DATA EXTRACT

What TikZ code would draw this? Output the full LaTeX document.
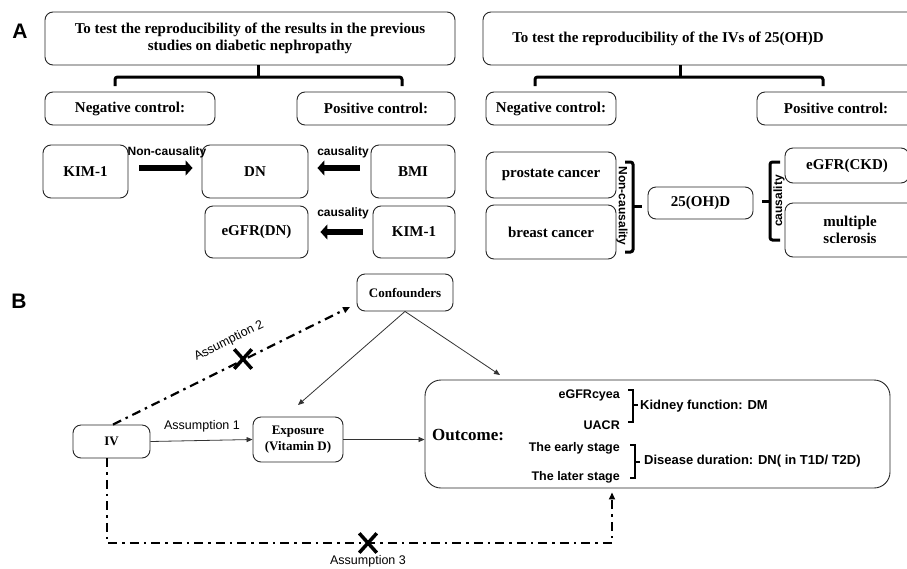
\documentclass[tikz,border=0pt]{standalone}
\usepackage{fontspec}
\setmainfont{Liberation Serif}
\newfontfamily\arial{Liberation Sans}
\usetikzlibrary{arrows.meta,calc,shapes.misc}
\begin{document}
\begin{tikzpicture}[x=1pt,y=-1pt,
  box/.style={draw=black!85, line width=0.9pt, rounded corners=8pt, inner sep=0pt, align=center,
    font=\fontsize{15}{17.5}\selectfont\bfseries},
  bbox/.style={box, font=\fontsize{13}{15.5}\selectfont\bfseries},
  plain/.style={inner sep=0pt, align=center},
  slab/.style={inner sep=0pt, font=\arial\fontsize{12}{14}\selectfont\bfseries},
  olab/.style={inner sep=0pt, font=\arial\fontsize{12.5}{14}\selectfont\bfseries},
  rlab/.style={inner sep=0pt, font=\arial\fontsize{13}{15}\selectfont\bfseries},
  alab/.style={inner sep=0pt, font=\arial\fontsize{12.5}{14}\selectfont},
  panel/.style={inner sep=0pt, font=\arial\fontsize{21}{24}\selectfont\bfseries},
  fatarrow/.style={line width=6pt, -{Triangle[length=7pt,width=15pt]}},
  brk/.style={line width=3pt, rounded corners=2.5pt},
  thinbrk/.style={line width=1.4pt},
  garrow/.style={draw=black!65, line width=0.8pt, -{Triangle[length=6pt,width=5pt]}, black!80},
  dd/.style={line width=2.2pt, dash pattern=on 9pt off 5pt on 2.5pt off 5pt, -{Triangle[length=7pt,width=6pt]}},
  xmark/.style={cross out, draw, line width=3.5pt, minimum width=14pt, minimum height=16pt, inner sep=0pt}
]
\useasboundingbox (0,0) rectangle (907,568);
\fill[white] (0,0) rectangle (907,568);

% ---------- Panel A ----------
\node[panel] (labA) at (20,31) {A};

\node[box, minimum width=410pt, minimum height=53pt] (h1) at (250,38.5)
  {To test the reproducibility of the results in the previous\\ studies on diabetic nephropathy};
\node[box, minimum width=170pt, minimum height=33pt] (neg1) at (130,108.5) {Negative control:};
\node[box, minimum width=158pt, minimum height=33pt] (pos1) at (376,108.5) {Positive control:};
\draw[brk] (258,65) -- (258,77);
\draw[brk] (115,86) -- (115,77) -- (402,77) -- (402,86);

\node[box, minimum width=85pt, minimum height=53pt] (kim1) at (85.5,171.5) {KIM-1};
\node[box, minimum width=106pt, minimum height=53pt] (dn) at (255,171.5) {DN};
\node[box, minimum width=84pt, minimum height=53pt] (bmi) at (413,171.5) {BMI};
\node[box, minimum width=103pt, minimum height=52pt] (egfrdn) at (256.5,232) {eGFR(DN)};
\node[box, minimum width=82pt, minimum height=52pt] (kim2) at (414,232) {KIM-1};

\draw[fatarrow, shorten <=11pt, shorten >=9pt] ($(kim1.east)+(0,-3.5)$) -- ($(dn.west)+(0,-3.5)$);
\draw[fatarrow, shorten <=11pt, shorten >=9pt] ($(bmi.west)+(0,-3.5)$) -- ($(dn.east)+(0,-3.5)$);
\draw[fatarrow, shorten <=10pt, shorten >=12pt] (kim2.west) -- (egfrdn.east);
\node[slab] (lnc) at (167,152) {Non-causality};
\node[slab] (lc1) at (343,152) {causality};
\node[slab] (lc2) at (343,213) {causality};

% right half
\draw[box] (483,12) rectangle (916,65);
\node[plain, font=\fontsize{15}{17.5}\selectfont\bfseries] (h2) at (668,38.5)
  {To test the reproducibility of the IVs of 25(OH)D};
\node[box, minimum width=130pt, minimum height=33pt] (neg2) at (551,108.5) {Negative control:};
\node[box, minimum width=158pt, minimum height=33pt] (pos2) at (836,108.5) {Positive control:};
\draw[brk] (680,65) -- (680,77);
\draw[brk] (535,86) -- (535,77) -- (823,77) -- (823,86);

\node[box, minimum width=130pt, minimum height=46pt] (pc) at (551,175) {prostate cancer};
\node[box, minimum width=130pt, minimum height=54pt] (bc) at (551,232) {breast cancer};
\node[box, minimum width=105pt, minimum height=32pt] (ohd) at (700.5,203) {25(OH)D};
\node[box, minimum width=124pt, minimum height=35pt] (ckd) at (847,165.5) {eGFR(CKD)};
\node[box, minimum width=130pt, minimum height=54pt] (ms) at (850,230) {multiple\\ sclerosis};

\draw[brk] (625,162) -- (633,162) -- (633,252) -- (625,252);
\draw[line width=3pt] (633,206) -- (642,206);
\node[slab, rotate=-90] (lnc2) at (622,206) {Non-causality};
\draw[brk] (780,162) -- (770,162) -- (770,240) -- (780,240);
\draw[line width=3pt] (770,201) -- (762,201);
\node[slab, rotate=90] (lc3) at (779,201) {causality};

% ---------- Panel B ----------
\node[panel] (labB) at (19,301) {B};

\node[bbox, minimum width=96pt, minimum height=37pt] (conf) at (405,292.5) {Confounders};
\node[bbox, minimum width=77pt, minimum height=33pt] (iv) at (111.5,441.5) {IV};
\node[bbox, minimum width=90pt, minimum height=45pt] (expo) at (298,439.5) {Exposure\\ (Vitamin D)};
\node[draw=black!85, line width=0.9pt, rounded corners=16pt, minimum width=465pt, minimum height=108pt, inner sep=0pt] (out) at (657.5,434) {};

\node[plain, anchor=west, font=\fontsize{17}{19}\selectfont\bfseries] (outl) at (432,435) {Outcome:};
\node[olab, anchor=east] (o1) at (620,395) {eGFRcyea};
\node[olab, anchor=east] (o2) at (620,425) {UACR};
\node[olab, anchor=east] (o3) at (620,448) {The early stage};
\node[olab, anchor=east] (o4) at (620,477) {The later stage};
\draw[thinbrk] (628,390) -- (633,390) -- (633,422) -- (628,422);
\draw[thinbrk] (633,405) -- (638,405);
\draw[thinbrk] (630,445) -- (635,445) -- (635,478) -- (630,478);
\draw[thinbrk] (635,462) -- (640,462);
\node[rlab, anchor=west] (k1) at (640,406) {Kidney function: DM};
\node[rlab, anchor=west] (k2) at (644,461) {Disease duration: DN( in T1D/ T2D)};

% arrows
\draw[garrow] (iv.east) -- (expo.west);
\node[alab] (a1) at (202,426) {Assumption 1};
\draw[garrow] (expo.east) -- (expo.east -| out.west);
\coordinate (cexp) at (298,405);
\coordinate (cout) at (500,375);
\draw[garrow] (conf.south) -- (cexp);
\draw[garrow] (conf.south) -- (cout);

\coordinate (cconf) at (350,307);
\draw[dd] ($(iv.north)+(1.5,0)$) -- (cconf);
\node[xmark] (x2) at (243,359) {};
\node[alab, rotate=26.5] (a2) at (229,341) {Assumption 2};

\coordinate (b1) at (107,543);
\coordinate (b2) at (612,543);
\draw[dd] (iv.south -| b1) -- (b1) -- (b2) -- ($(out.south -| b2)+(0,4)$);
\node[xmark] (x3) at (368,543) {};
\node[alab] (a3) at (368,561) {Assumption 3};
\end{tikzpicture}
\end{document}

YOUR GOAL
Repeat the material above word for word, please, apart from its images.

IN RESPONSE
What TikZ code would draw this? Output the full LaTeX document.
\documentclass[tikz,border=0pt]{standalone}
\usepackage{fontspec}
\setmainfont{Liberation Serif}
\newfontfamily\arial{Liberation Sans}
\usetikzlibrary{arrows.meta,calc,shapes.misc}
\begin{document}
\begin{tikzpicture}[x=1pt,y=-1pt,
  box/.style={draw=black!85, line width=0.9pt, rounded corners=8pt, inner sep=0pt, align=center,
    font=\fontsize{15}{17.5}\selectfont\bfseries},
  bbox/.style={box, font=\fontsize{13}{15.5}\selectfont\bfseries},
  plain/.style={inner sep=0pt, align=center},
  slab/.style={inner sep=0pt, font=\arial\fontsize{12}{14}\selectfont\bfseries},
  olab/.style={inner sep=0pt, font=\arial\fontsize{12.5}{14}\selectfont\bfseries},
  rlab/.style={inner sep=0pt, font=\arial\fontsize{13}{15}\selectfont\bfseries},
  alab/.style={inner sep=0pt, font=\arial\fontsize{12.5}{14}\selectfont},
  panel/.style={inner sep=0pt, font=\arial\fontsize{21}{24}\selectfont\bfseries},
  fatarrow/.style={line width=6pt, -{Triangle[length=7pt,width=15pt]}},
  brk/.style={line width=3pt, rounded corners=2.5pt},
  thinbrk/.style={line width=1.4pt},
  garrow/.style={draw=black!65, line width=0.8pt, -{Triangle[length=6pt,width=5pt]}, black!80},
  dd/.style={line width=2.2pt, dash pattern=on 9pt off 5pt on 2.5pt off 5pt, -{Triangle[length=7pt,width=6pt]}},
  xmark/.style={cross out, draw, line width=3.5pt, minimum width=14pt, minimum height=16pt, inner sep=0pt}
]
\useasboundingbox (0,0) rectangle (907,568);
\fill[white] (0,0) rectangle (907,568);

% ---------- Panel A ----------
\node[panel] (labA) at (20,31) {A};

\node[box, minimum width=410pt, minimum height=53pt] (h1) at (250,38.5)
  {To test the reproducibility of the results in the previous\\ studies on diabetic nephropathy};
\node[box, minimum width=170pt, minimum height=33pt] (neg1) at (130,108.5) {Negative control:};
\node[box, minimum width=158pt, minimum height=33pt] (pos1) at (376,108.5) {Positive control:};
\draw[brk] (258,65) -- (258,77);
\draw[brk] (115,86) -- (115,77) -- (402,77) -- (402,86);

\node[box, minimum width=85pt, minimum height=53pt] (kim1) at (85.5,171.5) {KIM-1};
\node[box, minimum width=106pt, minimum height=53pt] (dn) at (255,171.5) {DN};
\node[box, minimum width=84pt, minimum height=53pt] (bmi) at (413,171.5) {BMI};
\node[box, minimum width=103pt, minimum height=52pt] (egfrdn) at (256.5,232) {eGFR(DN)};
\node[box, minimum width=82pt, minimum height=52pt] (kim2) at (414,232) {KIM-1};

\draw[fatarrow, shorten <=11pt, shorten >=9pt] ($(kim1.east)+(0,-3.5)$) -- ($(dn.west)+(0,-3.5)$);
\draw[fatarrow, shorten <=11pt, shorten >=9pt] ($(bmi.west)+(0,-3.5)$) -- ($(dn.east)+(0,-3.5)$);
\draw[fatarrow, shorten <=10pt, shorten >=12pt] (kim2.west) -- (egfrdn.east);
\node[slab] (lnc) at (167,152) {Non-causality};
\node[slab] (lc1) at (343,152) {causality};
\node[slab] (lc2) at (343,213) {causality};

% right half
\draw[box] (483,12) rectangle (916,65);
\node[plain, font=\fontsize{15}{17.5}\selectfont\bfseries] (h2) at (668,38.5)
  {To test the reproducibility of the IVs of 25(OH)D};
\node[box, minimum width=130pt, minimum height=33pt] (neg2) at (551,108.5) {Negative control:};
\node[box, minimum width=158pt, minimum height=33pt] (pos2) at (836,108.5) {Positive control:};
\draw[brk] (680,65) -- (680,77);
\draw[brk] (535,86) -- (535,77) -- (823,77) -- (823,86);

\node[box, minimum width=130pt, minimum height=46pt] (pc) at (551,175) {prostate cancer};
\node[box, minimum width=130pt, minimum height=54pt] (bc) at (551,232) {breast cancer};
\node[box, minimum width=105pt, minimum height=32pt] (ohd) at (700.5,203) {25(OH)D};
\node[box, minimum width=124pt, minimum height=35pt] (ckd) at (847,165.5) {eGFR(CKD)};
\node[box, minimum width=130pt, minimum height=54pt] (ms) at (850,230) {multiple\\ sclerosis};

\draw[brk] (625,162) -- (633,162) -- (633,252) -- (625,252);
\draw[line width=3pt] (633,206) -- (642,206);
\node[slab, rotate=-90] (lnc2) at (622,206) {Non-causality};
\draw[brk] (780,162) -- (770,162) -- (770,240) -- (780,240);
\draw[line width=3pt] (770,201) -- (762,201);
\node[slab, rotate=90] (lc3) at (779,201) {causality};

% ---------- Panel B ----------
\node[panel] (labB) at (19,301) {B};

\node[bbox, minimum width=96pt, minimum height=37pt] (conf) at (405,292.5) {Confounders};
\node[bbox, minimum width=77pt, minimum height=33pt] (iv) at (111.5,441.5) {IV};
\node[bbox, minimum width=90pt, minimum height=45pt] (expo) at (298,439.5) {Exposure\\ (Vitamin D)};
\node[draw=black!85, line width=0.9pt, rounded corners=16pt, minimum width=465pt, minimum height=108pt, inner sep=0pt] (out) at (657.5,434) {};

\node[plain, anchor=west, font=\fontsize{17}{19}\selectfont\bfseries] (outl) at (432,435) {Outcome:};
\node[olab, anchor=east] (o1) at (620,395) {eGFRcyea};
\node[olab, anchor=east] (o2) at (620,425) {UACR};
\node[olab, anchor=east] (o3) at (620,448) {The early stage};
\node[olab, anchor=east] (o4) at (620,477) {The later stage};
\draw[thinbrk] (628,390) -- (633,390) -- (633,422) -- (628,422);
\draw[thinbrk] (633,405) -- (638,405);
\draw[thinbrk] (630,445) -- (635,445) -- (635,478) -- (630,478);
\draw[thinbrk] (635,462) -- (640,462);
\node[rlab, anchor=west] (k1) at (640,406) {Kidney function: DM};
\node[rlab, anchor=west] (k2) at (644,461) {Disease duration: DN( in T1D/ T2D)};

% arrows
\draw[garrow] (iv.east) -- (expo.west);
\node[alab] (a1) at (202,426) {Assumption 1};
\draw[garrow] (expo.east) -- (expo.east -| out.west);
\coordinate (cexp) at (298,405);
\coordinate (cout) at (500,375);
\draw[garrow] (conf.south) -- (cexp);
\draw[garrow] (conf.south) -- (cout);

\coordinate (cconf) at (350,307);
\draw[dd] ($(iv.north)+(1.5,0)$) -- (cconf);
\node[xmark] (x2) at (243,359) {};
\node[alab, rotate=26.5] (a2) at (229,341) {Assumption 2};

\coordinate (b1) at (107,543);
\coordinate (b2) at (612,543);
\draw[dd] (iv.south -| b1) -- (b1) -- (b2) -- ($(out.south -| b2)+(0,4)$);
\node[xmark] (x3) at (368,543) {};
\node[alab] (a3) at (368,561) {Assumption 3};
\end{tikzpicture}
\end{document}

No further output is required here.